What is islam considers freedom?
While God Almighty has shown right and wrong to human beings whom He created conscious and free, He never interfered with their free will. Everyone will choose with their free will and then will have to face the consequences himself. The noble verses of the Quran state:
“(My messenger!) If it had been your Lord’s will, they would all have believed – all who are on earth!

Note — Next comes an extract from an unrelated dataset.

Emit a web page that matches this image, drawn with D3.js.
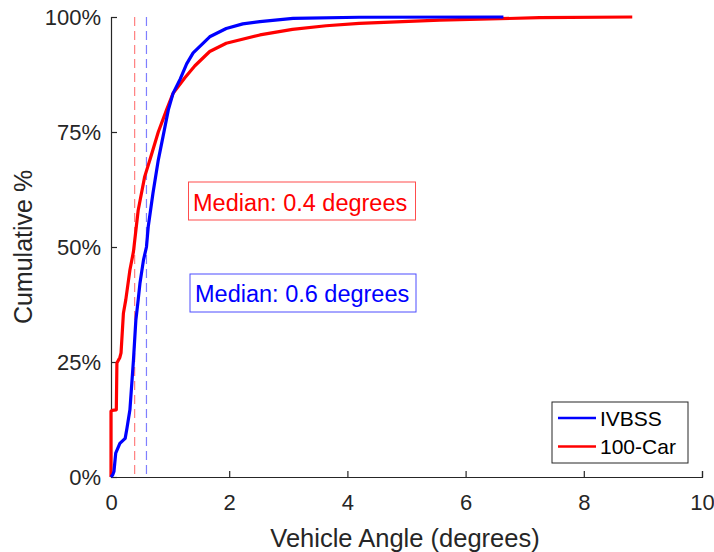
<!DOCTYPE html>
<html>
<head>
<meta charset="utf-8">
<script src="https://cdn.jsdelivr.net/npm/d3@7/dist/d3.min.js"></script>
<style>
  html, body { margin: 0; padding: 0; background: #fff; }
  svg { display: block; font-family: "Liberation Sans", Arial, Helvetica, sans-serif; }
</style>
</head>
<body>
<svg id="chart" width="714" height="552"></svg>
<script>
// Cumulative distribution of vehicle angle (degrees) for two naturalistic driving studies
const ivbssAngle = [0, 0.03, 0.05, 0.08, 0.15, 0.24, 0.27, 0.32, 0.38, 0.42, 0.46, 0.49, 0.55, 0.60, 0.63, 0.71, 0.80, 0.88, 0.97, 1.05, 1.17, 1.28, 1.39, 1.67, 1.95, 2.23, 2.52, 3.08, 4.2, 6.64];
const ivbssPct   = [0, 0.5, 1.2, 5.2, 7.3, 8.4, 10.6, 14.6, 25.4, 34, 38.5, 42.1, 47.2, 50, 54.4, 61.7, 68.9, 74, 79.8, 83.4, 86.5, 89.8, 92.2, 95.7, 97.5, 98.5, 99.0, 99.7, 99.95, 100];

const carAngle = [0, 0, 0.02, 0.09, 0.10, 0.15, 0.17, 0.21, 0.25, 0.32, 0.38, 0.46, 0.57, 0.66, 0.80, 0.94, 1.05, 1.25, 1.42, 1.67, 1.95, 2.52, 3.07, 3.64, 4.2, 5.56, 7.25, 8.82];
const carPct   = [0, 14.3, 14.5, 14.6, 24.8, 26, 27, 35.6, 38.5, 45, 49, 58, 65.3, 69, 75, 79.8, 83.4, 86.8, 89.4, 92.5, 94.3, 96.1, 97.3, 98.1, 98.6, 99.3, 99.85, 100];

const seriesNames  = ["IVBSS", "100-Car"];
const seriesColors = ["#0000ff", "#ff0000"];
const medians      = [0.6, 0.4];

const xTicks = [0, 2, 4, 6, 8, 10];
const yTicks = [0, 25, 50, 75, 100];
const yTickLabels = ["0%", "25%", "50%", "75%", "100%"];

const svg = d3.select("#chart");
const axisColor = "#262626";

const x = d3.scaleLinear().domain([0, 10]).range([111, 702]);
const y = d3.scaleLinear().domain([0, 100]).range([477, 17]);

// axes with inward ticks
const xAxis = d3.axisBottom(x).tickValues(xTicks).tickSize(-6).tickPadding(17).tickFormat(d3.format("d"));
const yAxis = d3.axisLeft(y).tickValues(yTicks).tickSize(-6).tickPadding(10).tickFormat((d, i) => yTickLabels[i]);

const gx = svg.append("g").attr("transform", `translate(0,${y(0)})`).call(xAxis);
const gy = svg.append("g").attr("transform", `translate(${x(0)},0)`).call(yAxis);
[gx, gy].forEach(g => {
  g.select(".domain").attr("stroke", axisColor).attr("stroke-width", 1.2);
  g.selectAll(".tick line").attr("stroke", axisColor).attr("stroke-width", 1.2);
  g.selectAll(".tick text").attr("fill", axisColor).style("font-size", "22px")
   .style("font-family", "'Liberation Sans', Arial, sans-serif");
});
gx.selectAll(".tick text").attr("dy", "0.71em");
gy.selectAll(".tick text").attr("dy", "0.36em");

// median reference lines
medians.forEach((m, i) => {
  svg.append("line")
    .attr("x1", x(m)).attr("x2", x(m))
    .attr("y1", y(100)).attr("y2", y(0))
    .attr("stroke", seriesColors[i]).attr("stroke-opacity", 0.5)
    .attr("stroke-width", 1.2).attr("stroke-dasharray", "9,5");
});

// CDF curves
const line = d3.line().x(d => x(d[0])).y(d => y(d[1]));
const curves = [
  d3.zip(ivbssAngle, ivbssPct),
  d3.zip(carAngle, carPct)
];
// draw 100-Car first, then IVBSS on top
[1, 0].forEach(i => {
  svg.append("path")
    .datum(curves[i])
    .attr("fill", "none")
    .attr("stroke", seriesColors[i])
    .attr("stroke-width", 3.2)
    .attr("stroke-linejoin", "round")
    .attr("d", line);
});

// median annotation boxes
const notes = [
  { text: "Median: 0.4 degrees", color: "#ff0000", border: "#ff4d4d", x: 188.5, y: 182, w: 227, h: 38, tx: 193, ty: 211 },
  { text: "Median: 0.6 degrees", color: "#0000ff", border: "#4d4dff", x: 190, y: 274, w: 226, h: 38, tx: 195, ty: 302 }
];
notes.forEach(n => {
  svg.append("rect").attr("x", n.x).attr("y", n.y).attr("width", n.w).attr("height", n.h)
    .attr("fill", "#fff").attr("stroke", n.border).attr("stroke-width", 1);
  svg.append("text").attr("x", n.tx).attr("y", n.ty).attr("fill", n.color)
    .style("font-size", "23.5px").text(n.text);
});

// axis titles
svg.append("text")
  .attr("x", 405).attr("y", 547)
  .attr("text-anchor", "middle").attr("fill", axisColor)
  .style("font-size", "25.5px").text("Vehicle Angle (degrees)");
svg.append("text")
  .attr("transform", `translate(32,${(y(0) + y(100)) / 2}) rotate(-90)`)
  .attr("text-anchor", "middle").attr("fill", axisColor)
  .style("font-size", "25px").text("Cumulative %");

// legend
const lg = svg.append("g");
lg.append("rect").attr("x", 552).attr("y", 402).attr("width", 136).attr("height", 61)
  .attr("fill", "#fff").attr("stroke", axisColor).attr("stroke-width", 1);
seriesNames.forEach((name, i) => {
  const ly = 418 + i * 28.5;
  lg.append("line").attr("x1", 558).attr("x2", 596).attr("y1", ly).attr("y2", ly)
    .attr("stroke", seriesColors[i]).attr("stroke-width", 2.5);
  lg.append("text").attr("x", 600).attr("y", ly).attr("dy", "0.36em")
    .attr("fill", "#000").style("font-size", "21px").text(name);
});
</script>
</body>
</html>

Will you then compel mankind, against their will, to believe?” (Yunus (Jonah), 10:99)
“Let him who will, believe, and let him who will, disbelieve” (Al-Kahf (The Cave), 18:29)
“If you reject ((Allah)), Truly Allah has no need of you; but He likes not ingratitude from His servants: if you are grateful, He is pleased with you.” (Az-Zumar (The Companies), 39:7)
In the time of Ignorance, women whose children faced severe illness in infancy used to pledge to God, “If my child lives I will make him a Jew.” For this reason, when the Jewish tribe of Banu Nadir were being exiled from the city of Medina after breaching their agreement with Our Master the Prophet, there were among them the Judaized children of new Muslims. The Muslim relatives of these children said: “We will not leave our children (We will hold them by force and force them to become Muslims).” As a result of this God Almighty revealed the verse “There is no compulsion in religion.”[1]
Islam does not want to force itself on people by force. For this reason, it avoids all forms of imposition. It even steers clear of intellectual coercion. Miracles, for example, have not been one of the principal means of the spread of Islam. Asking for miracles based on the wondrous phenomena that occurred at the hands of HE Prophet has not been welcome. Since Islam coincided with an era when humanity has matured, it spoke to the intellect and mind by the verbal miracle of the Quran. It bonded human beings with itself through rational rules and convincing evidence. For this reason it never used physical force as a means.
Famous English historian Philip Marshall Brown wrote, “Even though they gained great victories, the Turks graciously granted the peoples in the countries they conquered the right to self-administer according to their own customs and traditions.”
When Napoleon Bonaparte attacked the Ottoman Empire during the years 1798-1799, he wanted to have the Armenians living in Palestine and Syria rebel. The ambassador of France in Istanbul, Sebastiani, responded to him: “The Armenians are so content with their lives here that it is impossible to manipulate them to rebel.”[2]
[1] Al Baqara (The Cow), 2: 256. Abu Dawud, Jehad, 116/2682; Vâhidî, pp. 85-87.
[2] See http//www.atmg.org/ArmenianProblem.html.